Málaga es una ciudad sin memoria. En el medievo taifal del reino de Granada, si un súbdito ofendía gravemente al rey o caía en desgracia por algún desliz cometido era enviado a Málaga para esperar que su falta perdiese recuerdo y pudiese volver a la corte, sin temer represalias. Han pasado algunos siglos y la ciudad continúa borrando las huellas de su historia, reinventando su identidad, sin demasiado criterio, y con cierta pereza a la hora de reconocer los méritos de aquellos que han contribuido al desarrollo y la proyección de Málaga. Un reconocimiento que se hace rápido y grande cuando el hijo de esta ciudad ha triunfado fuera. Esa vieja costumbre de esperar que los paisanos obtengan éxito en otra parte para darse cuenta entonces del valor de aquellos que un día se fueron en busca de un futuro mejor. En cambio, los que se quedan, los que nacieron en Málaga o llegaron para convertirse a ella, tienen más difícil obtener un reconocimiento debido a su trabajo, a su entrega y aportaciones a la ciudad. Da igual que hayan dedicado toda una vida al sueño colectivo de engrandecer su capital o que las hemerotecas guarden la memoria de lo que no han dejado de hacer. Han de esperar que sus vidas lleguen al crepúsculo, que la muerte los ronde cerca o que esas voces patanegras que representan el poder social decidan homenajearles para que su mérito sea reconocido. Otras veces, en algunos casos, ni siquiera eso. Los intereses grupales, las miserias humanas, la arraigada indolencia de la tierra, la tendencia política a etiquetar y excluir, contribuyen a silenciar o a promover la invisibilidad de quiénes trabajan con independencia frente a los cenáculos, los peloteos, los mentideros, los amiguismos.

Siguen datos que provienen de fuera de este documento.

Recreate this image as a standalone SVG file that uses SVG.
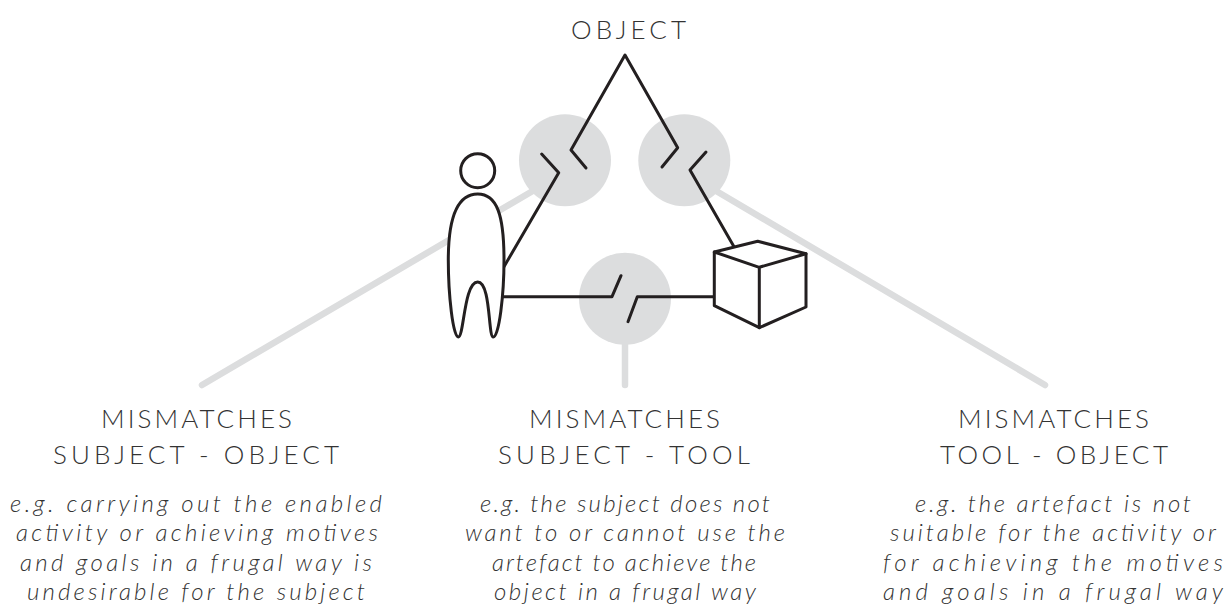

En esta semana, la galería Benedito ha cumplido veinticinco años. Su fundador, Manuel Sánchez Benedito fue felicitado por este cuarto siglo en el que ha inaugurado más de quinientas exposiciones, además de editar monográficos de artistas y libros sobre temas pictóricos. Los pintores de su galería, escritores, periodistas, el público fiel a sus exposiciones y los amigos se reunieron para reconocer la labor de este hombre educado, generoso, inquieto culturamente. Un caballero templado en la Colonia alemana de su juventud y en los cuadernos privados en los que no ha dejado de preguntarse y reflexionar acerca de la vida, del arte, de los pequeños placeres, cuando tiene un momento de intimidad. Tal vez en esas páginas esté escrito el secreto de por qué un día acometió el riesgo y la vocación de abrir una galería. Una galería no es un negocio de rápida rentabilidad comercial y económica. Tampoco era fácil en aquellos años provincianos, con escasas infraestructuras y la resistencia emergente de los jóvenes talentos del Colectivo Palmo. Artífices también de la incipiente modernidad que empezaba a reclamar espacio y futuro en el Colegio de Arquitectos. En esa época, donde se exigía y se peleaba por la metamorfosis de la ciudad, Benedito apostó por el arte figurativo, por apoyar los comienzos o la trayectoria de pintores como Barberán, Jaime Díaz Rittwagen, Antonio Blanca, Evaristo Guerra, Alicia Grau, Mingorance o Victoria Mandly entre otros nombres, por crear una clientela que pudiese ir comprando cuadros poco a poco, por poner su granito de arena en el despegue cultural de Málaga. Nunca rivalizó con la joven generación de galeristas que, poco después, emprendieron la misma aventura y algunos de los cuales la ciudad también ha olvidado inmerecidamente. Manuel Benedito trabajó su camino, convencido de que en el arte todos los estilos, todas las estéticas son válidas y cada cual tiene su público. Con su dedicación, con el apoyo de su esposa Mabel y ahora con el de su hija María Eugenia que lo releva al frente de la dirección de la galería, ha conseguido que su sueño, su reto, mereciese a pena. Ahora seguirá haciendo lo mismo al frente de la Fundación Musical de Málaga, sin esperar otro reconocimiento que el afecto de sus amigos y el de seguir trabajando en aquello que más le gusta. La cultura como identidad de Málaga.